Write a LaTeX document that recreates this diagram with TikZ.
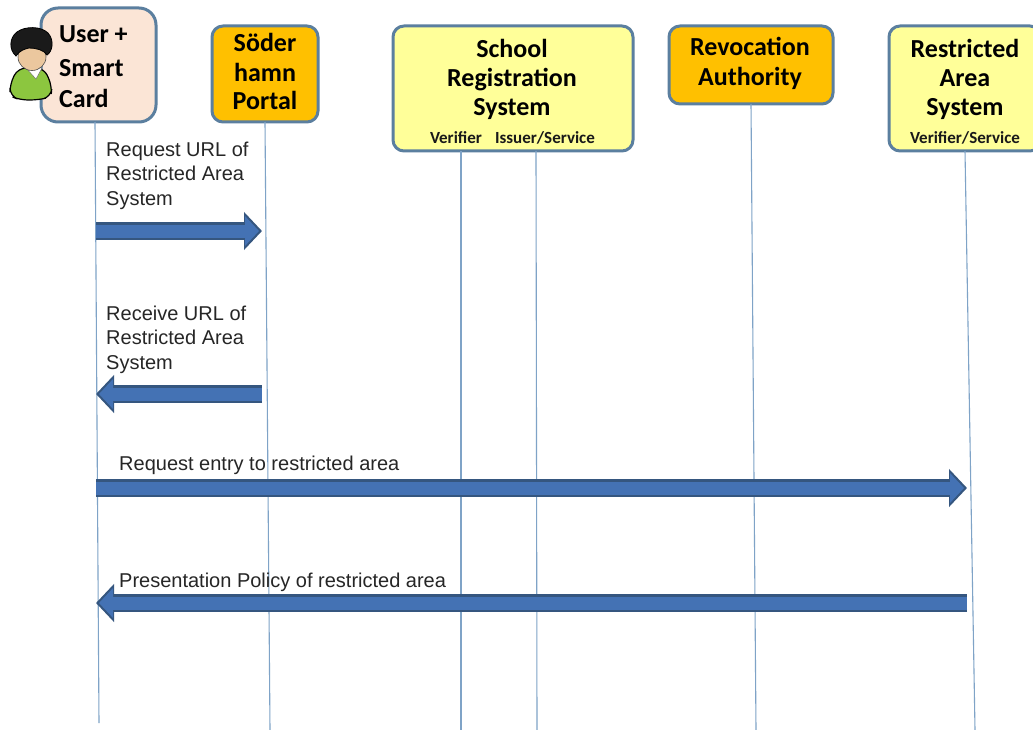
§
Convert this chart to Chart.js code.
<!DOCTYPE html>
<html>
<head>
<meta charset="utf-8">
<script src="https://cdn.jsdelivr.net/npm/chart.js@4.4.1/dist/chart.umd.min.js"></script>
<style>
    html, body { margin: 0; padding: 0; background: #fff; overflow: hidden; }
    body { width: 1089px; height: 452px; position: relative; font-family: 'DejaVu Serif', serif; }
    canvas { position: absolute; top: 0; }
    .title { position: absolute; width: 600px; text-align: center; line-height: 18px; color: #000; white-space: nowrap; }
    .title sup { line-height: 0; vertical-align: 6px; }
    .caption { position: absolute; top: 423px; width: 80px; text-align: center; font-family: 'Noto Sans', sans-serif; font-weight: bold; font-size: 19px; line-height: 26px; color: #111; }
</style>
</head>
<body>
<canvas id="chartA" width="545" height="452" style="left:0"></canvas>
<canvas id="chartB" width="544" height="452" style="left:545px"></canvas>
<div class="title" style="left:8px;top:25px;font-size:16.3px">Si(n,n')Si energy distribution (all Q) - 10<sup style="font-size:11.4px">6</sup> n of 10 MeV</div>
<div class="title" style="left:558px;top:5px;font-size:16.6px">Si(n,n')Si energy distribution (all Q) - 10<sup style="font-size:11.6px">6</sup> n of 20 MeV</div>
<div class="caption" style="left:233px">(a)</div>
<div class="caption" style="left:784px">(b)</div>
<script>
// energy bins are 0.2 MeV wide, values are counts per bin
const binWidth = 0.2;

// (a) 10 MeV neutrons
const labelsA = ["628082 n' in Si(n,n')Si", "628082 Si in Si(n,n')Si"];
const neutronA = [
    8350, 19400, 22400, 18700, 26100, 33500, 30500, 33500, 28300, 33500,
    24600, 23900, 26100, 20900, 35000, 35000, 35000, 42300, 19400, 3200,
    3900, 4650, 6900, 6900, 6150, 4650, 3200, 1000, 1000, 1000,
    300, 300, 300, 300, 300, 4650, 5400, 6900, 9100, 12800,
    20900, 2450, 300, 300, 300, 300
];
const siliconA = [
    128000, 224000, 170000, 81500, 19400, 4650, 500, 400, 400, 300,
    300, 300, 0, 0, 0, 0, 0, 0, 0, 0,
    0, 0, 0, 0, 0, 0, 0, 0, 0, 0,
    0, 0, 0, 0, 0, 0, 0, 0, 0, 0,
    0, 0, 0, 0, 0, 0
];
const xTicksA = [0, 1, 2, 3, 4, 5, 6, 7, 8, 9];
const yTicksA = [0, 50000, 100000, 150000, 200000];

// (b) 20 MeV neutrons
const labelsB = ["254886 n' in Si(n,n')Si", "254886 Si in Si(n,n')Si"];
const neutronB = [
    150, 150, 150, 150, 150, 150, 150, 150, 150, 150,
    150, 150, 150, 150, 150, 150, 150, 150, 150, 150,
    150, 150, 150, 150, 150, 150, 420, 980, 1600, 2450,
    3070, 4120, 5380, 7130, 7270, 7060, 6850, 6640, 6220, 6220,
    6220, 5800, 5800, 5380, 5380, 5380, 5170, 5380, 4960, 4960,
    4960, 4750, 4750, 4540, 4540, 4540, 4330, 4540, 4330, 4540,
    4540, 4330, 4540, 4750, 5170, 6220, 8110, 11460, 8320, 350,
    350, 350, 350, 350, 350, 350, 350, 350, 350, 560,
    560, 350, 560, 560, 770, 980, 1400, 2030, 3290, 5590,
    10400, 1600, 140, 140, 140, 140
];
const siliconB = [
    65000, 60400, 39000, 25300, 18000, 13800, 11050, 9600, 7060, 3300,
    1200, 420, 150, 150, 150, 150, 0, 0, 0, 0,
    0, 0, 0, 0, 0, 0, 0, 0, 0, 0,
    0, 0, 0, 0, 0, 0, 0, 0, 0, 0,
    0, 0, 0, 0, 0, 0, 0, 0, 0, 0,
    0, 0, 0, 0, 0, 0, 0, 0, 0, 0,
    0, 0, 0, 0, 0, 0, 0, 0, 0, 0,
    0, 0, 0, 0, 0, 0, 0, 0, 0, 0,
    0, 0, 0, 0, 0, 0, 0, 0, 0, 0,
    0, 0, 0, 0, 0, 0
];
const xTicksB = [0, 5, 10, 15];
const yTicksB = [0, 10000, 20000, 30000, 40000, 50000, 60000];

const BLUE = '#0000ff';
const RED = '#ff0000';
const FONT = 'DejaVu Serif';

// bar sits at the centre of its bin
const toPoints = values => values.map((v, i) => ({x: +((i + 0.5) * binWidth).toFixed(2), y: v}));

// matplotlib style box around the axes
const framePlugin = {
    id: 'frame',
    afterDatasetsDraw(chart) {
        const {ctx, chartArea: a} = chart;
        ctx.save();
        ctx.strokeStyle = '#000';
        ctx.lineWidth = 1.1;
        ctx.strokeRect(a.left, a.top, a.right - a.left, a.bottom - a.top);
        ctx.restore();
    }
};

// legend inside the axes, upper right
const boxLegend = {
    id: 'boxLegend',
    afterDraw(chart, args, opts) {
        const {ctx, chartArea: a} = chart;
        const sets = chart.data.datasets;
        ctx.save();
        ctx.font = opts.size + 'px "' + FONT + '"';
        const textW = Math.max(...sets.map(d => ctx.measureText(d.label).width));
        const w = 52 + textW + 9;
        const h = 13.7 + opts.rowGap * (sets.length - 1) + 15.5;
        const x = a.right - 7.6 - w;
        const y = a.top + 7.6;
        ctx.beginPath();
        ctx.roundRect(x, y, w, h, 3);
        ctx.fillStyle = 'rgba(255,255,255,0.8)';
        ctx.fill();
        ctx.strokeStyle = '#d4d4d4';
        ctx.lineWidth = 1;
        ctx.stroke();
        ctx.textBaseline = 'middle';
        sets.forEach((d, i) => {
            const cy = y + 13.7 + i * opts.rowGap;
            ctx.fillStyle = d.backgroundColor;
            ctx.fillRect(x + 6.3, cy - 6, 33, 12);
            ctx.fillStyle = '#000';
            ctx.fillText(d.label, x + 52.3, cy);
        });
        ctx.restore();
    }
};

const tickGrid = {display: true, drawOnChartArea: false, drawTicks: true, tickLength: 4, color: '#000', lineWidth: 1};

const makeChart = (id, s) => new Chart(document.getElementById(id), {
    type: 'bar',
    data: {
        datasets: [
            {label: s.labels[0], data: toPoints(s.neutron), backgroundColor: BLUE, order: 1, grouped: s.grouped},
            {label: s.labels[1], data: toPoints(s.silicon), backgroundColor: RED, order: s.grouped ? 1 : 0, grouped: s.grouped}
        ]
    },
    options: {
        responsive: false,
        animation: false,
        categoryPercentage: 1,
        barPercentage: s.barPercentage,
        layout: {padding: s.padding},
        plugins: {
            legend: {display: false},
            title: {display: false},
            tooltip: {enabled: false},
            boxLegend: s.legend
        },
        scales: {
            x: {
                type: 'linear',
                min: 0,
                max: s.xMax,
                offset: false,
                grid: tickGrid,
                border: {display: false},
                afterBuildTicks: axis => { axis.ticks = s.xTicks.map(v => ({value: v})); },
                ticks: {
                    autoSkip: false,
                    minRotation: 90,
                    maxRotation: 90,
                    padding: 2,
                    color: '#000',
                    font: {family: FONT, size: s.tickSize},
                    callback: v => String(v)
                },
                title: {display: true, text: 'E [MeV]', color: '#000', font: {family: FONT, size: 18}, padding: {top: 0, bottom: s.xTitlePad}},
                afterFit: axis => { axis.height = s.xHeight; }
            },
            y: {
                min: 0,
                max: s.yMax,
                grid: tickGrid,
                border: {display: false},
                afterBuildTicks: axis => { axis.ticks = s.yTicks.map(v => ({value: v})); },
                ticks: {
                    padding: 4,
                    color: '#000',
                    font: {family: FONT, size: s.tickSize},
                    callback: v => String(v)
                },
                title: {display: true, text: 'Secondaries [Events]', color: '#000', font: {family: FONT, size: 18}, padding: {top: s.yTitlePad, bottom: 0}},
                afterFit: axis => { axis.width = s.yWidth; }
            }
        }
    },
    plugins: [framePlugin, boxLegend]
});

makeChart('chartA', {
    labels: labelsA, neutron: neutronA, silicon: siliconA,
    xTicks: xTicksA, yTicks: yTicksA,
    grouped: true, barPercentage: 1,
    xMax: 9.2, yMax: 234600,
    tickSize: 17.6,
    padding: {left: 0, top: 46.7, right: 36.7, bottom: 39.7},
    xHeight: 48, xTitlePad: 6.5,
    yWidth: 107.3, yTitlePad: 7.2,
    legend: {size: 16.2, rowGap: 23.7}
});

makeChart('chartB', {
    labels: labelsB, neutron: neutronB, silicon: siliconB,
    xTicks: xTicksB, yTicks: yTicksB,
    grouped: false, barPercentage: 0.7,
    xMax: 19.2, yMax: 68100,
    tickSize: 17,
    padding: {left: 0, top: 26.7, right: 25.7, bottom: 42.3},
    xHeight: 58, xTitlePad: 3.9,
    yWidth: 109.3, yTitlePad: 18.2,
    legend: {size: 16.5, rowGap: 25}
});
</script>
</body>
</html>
§
■ OBJECTIVE
Starting at the line that contains "Convert this chart to Chart.js code." and stopping at the line that contains "const binWidth = 0.2;", transcribe the lines exactly; both boundary lines are to be included.

■ SOLUTION
Convert this chart to Chart.js code.
<!DOCTYPE html>
<html>
<head>
<meta charset="utf-8">
<script src="https://cdn.jsdelivr.net/npm/chart.js@4.4.1/dist/chart.umd.min.js"></script>
<style>
    html, body { margin: 0; padding: 0; background: #fff; overflow: hidden; }
    body { width: 1089px; height: 452px; position: relative; font-family: 'DejaVu Serif', serif; }
    canvas { position: absolute; top: 0; }
    .title { position: absolute; width: 600px; text-align: center; line-height: 18px; color: #000; white-space: nowrap; }
    .title sup { line-height: 0; vertical-align: 6px; }
    .caption { position: absolute; top: 423px; width: 80px; text-align: center; font-family: 'Noto Sans', sans-serif; font-weight: bold; font-size: 19px; line-height: 26px; color: #111; }
</style>
</head>
<body>
<canvas id="chartA" width="545" height="452" style="left:0"></canvas>
<canvas id="chartB" width="544" height="452" style="left:545px"></canvas>
<div class="title" style="left:8px;top:25px;font-size:16.3px">Si(n,n')Si energy distribution (all Q) - 10<sup style="font-size:11.4px">6</sup> n of 10 MeV</div>
<div class="title" style="left:558px;top:5px;font-size:16.6px">Si(n,n')Si energy distribution (all Q) - 10<sup style="font-size:11.6px">6</sup> n of 20 MeV</div>
<div class="caption" style="left:233px">(a)</div>
<div class="caption" style="left:784px">(b)</div>
<script>
// energy bins are 0.2 MeV wide, values are counts per bin
const binWidth = 0.2;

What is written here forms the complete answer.